Far-right Alternative for Germany (AfD) – now the main opposition party, with 92 parliamentary seats – accuses the government of encouraging an “Islamisation” of society.
Just how far to the right is AfD?
In a tweet (in German) Ali Can thanked the many contributors for their accounts of racism in Germany. “The public debate has started… Thank you!”
He also said the flood of “courageous” tweets about racism now meant “nobody could say after this ‘we knew nothing about it’.”
The phrase has a strong resonance in Germany, because after World War Two many ordinary Germans claimed they knew nothing about Nazi atrocities in the concentration camps.
Ali Can told German broadcaster ZDF (in German) that he had suffered from racism when looking for a flat to rent and when he was refused entry to a nightclub, though his friends were let in. He said some clubs deliberately restricted the numbers of “southern”-looking people they let in.
A tweet from David Barnwell related a similar incident, at a Cologne nightclub.
In line at a nightclub in Cologne with my football team. 15 of us are let in, last guy is black. Bouncer stops him and tells him ‘club is full’. We all left. Black kid is born in rural Bavaria, his German is better than mine. Still: happens all.the.time. #metwo
Many tweets reveal racism in German schools – to such an extent that Ali Can called for anti-racism training for teachers.
Some of the tweets spoke of teachers assuming that darker-skinned children were not German-born, or of teachers recommending less challenging schools for pupils from ethnic minorities.
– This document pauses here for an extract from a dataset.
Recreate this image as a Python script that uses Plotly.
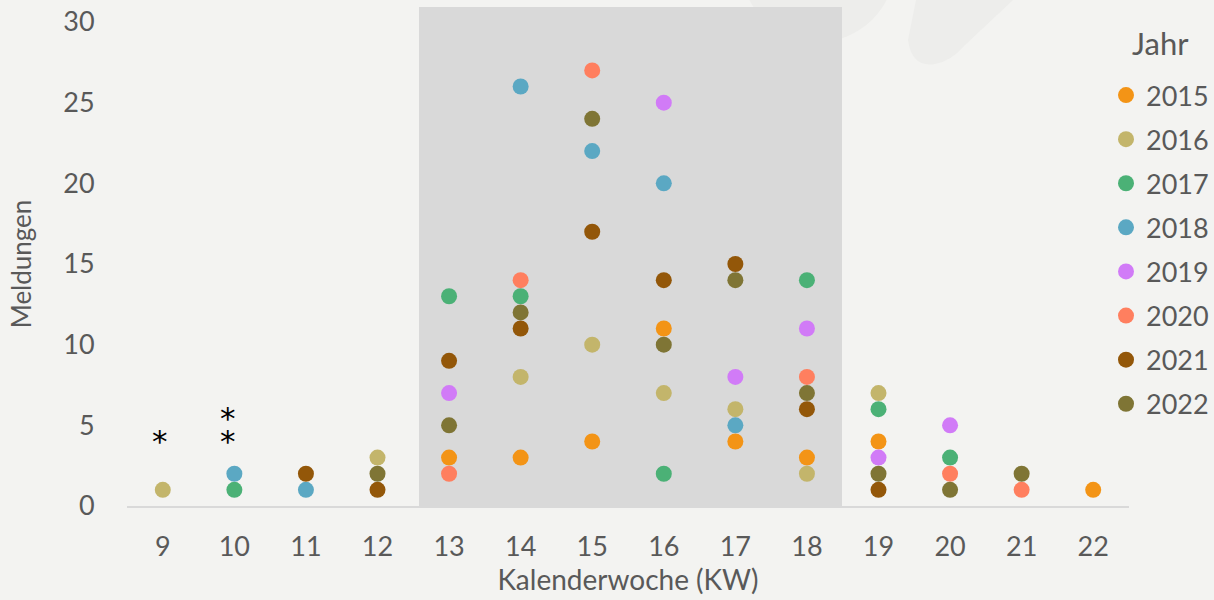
import plotly.graph_objects as go

weeks = [9, 10, 11, 12, 13, 14, 15, 16, 17, 18, 19, 20, 21, 22]
years = ["2015", "2016", "2017", "2018", "2019", "2020", "2021", "2022"]
y2015 = [None, None, None, None, 3, 3, 4, 11, 4, 3, 4, None, None, 1]
y2016 = [1, None, None, 3, None, 8, 10, 7, 6, 2, 7, None, None, None]
y2017 = [None, 1, None, None, 13, 13, None, 2, None, 14, 6, 3, None, None]
y2018 = [None, 2, 1, None, None, 26, 22, 20, 5, None, None, None, None, None]
y2019 = [None, None, None, None, 7, None, None, 25, 8, 11, 3, 5, None, None]
y2020 = [None, None, None, None, 2, 14, 27, None, None, 8, None, 2, 1, None]
y2021 = [None, None, 2, 1, 9, 11, 17, 14, 15, 6, 1, None, None, None]
y2022 = [None, None, None, 2, 5, 12, 24, 10, 14, 7, 2, 1, 2, None]
series = [y2015, y2016, y2017, y2018, y2019, y2020, y2021, y2022]
colors = ["#F39416", "#C3B56B", "#4BB176", "#5BA8C3", "#D17BF7", "#FF7F5F", "#935709", "#7F7535"]
yticks = [0, 5, 10, 15, 20, 25, 30]

FONT = "Lato"
TXT = "#595959"
BG = "#F3F3F1"

# pixel geometry of plot area
L, R, T, B = 127, 1129, 22, 506
W, H = 1214, 600

def px(x):
    return (x - L) / (R - L)

def py(y):
    return (B - y) / (B - T)

fig = go.Figure()
for yr, vals, c in zip(years, series, colors):
    fig.add_trace(go.Scatter(
        x=weeks, y=vals, mode="markers", name=yr, legendgroup=yr,
        marker=dict(size=16, color=c, line=dict(width=0)),
        cliponaxis=False,
    ))

shapes = [
    # faint watermark
    dict(type="circle", xref="paper", yref="paper",
         x0=px(741), x1=px(895), y0=py(42), y1=py(-112),
         fillcolor="#EDEDEB", line=dict(width=0), layer="below"),
    dict(type="path", xref="paper", yref="paper",
         path="M {} {} L {} {} Q {} {} {} {} Q {} {} {} {} L {} {} L {} {} Z".format(
             px(917), py(-5), px(908), py(40), px(912), py(68), px(935), py(64),
             px(950), py(62), px(965), py(45), px(1013), py(0), px(1015), py(-5)),
         fillcolor="#EDEDEB", line=dict(width=0), layer="below"),
    # shaded band
    dict(type="rect", xref="x", yref="paper", x0=12.58, x1=18.49, y0=0, y1=py(7),
         fillcolor="#D9D9D9", line=dict(width=0), layer="below"),
]

star_font = dict(family="DejaVu Sans", size=31, color="#000000")
star = "<span style='font-size:31px'>*</span>"
annotations = [
    dict(x=9, y=4.0, xref="x", yref="y", text="*", showarrow=False,
         font=star_font, yanchor="middle", xshift=-3),
    dict(x=10, y=4.75, xref="x", yref="y", text=star + "<br>" + star, showarrow=False,
         font=dict(family="DejaVu Sans", size=18, color="#000000"),
         yanchor="middle", xshift=-6),
    # legend title
    dict(x=px(1160), y=py(43), xref="paper", yref="paper", text="Jahr", showarrow=False,
         font=dict(family=FONT, size=31, color=TXT), xanchor="center", yanchor="middle"),
]

fig.update_layout(
    width=W, height=H,
    paper_bgcolor=BG, plot_bgcolor="rgba(0,0,0,0)",
    margin=dict(l=L, r=W - R, t=T, b=H - B, autoexpand=False),
    font=dict(family=FONT, size=27, color=TXT),
    shapes=shapes, annotations=annotations,
    showlegend=True,
    legend=dict(
        x=px(1106), y=py(71), xanchor="left", yanchor="top",
        bgcolor="rgba(0,0,0,0)",
        font=dict(family=FONT, size=27, color=TXT),
        tracegroupgap=6, itemsizing="trace", maxheight=560,
    ),
    xaxis=dict(
        range=[8.5, 22.5], tickmode="array", tickvals=weeks,
        ticktext=[str(w) for w in weeks],
        showline=True, linecolor="#D9D9D9", linewidth=2,
        showgrid=False, zeroline=False,
        ticks="outside", ticklen=16, tickcolor="rgba(0,0,0,0)",
        title=dict(text="Kalenderwoche (KW)", standoff=6, font=dict(family=FONT, size=28, color=TXT)),
        tickfont=dict(family=FONT, size=27, color=TXT),
    ),
    yaxis=dict(
        range=[0, 30], tickmode="array", tickvals=yticks,
        showline=False, showgrid=False, zeroline=False,
        ticks="outside", ticklen=26, tickcolor="rgba(0,0,0,0)",
        title=dict(text="Meldungen", standoff=24, font=dict(family=FONT, size=26, color=TXT)),
        tickfont=dict(family=FONT, size=27, color=TXT),
    ),
)

fig.write_html("out.html", config={"displayModeBar": False},
               post_script="document.body.style.margin='0';document.body.style.overflow='hidden';")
When I was in elementary school, my teacher put ‘German as a foreign language’ on my notebook instead of ‘my mother tongue’ as she did for my classmates – I was born in Germany, my dad is German, and I only speak German but my mom is Thai #metwo
German ex-wife is a primary school teacher. It was quite a routine to see kids with non-German speaking parents not being recommended for “gymnasium”, the high school which is practically your ticket to university…
As a child, such discrimination was also suffered by Cem Özdemir, a prominent Turkish-origin German MP, belonging to the Green Party.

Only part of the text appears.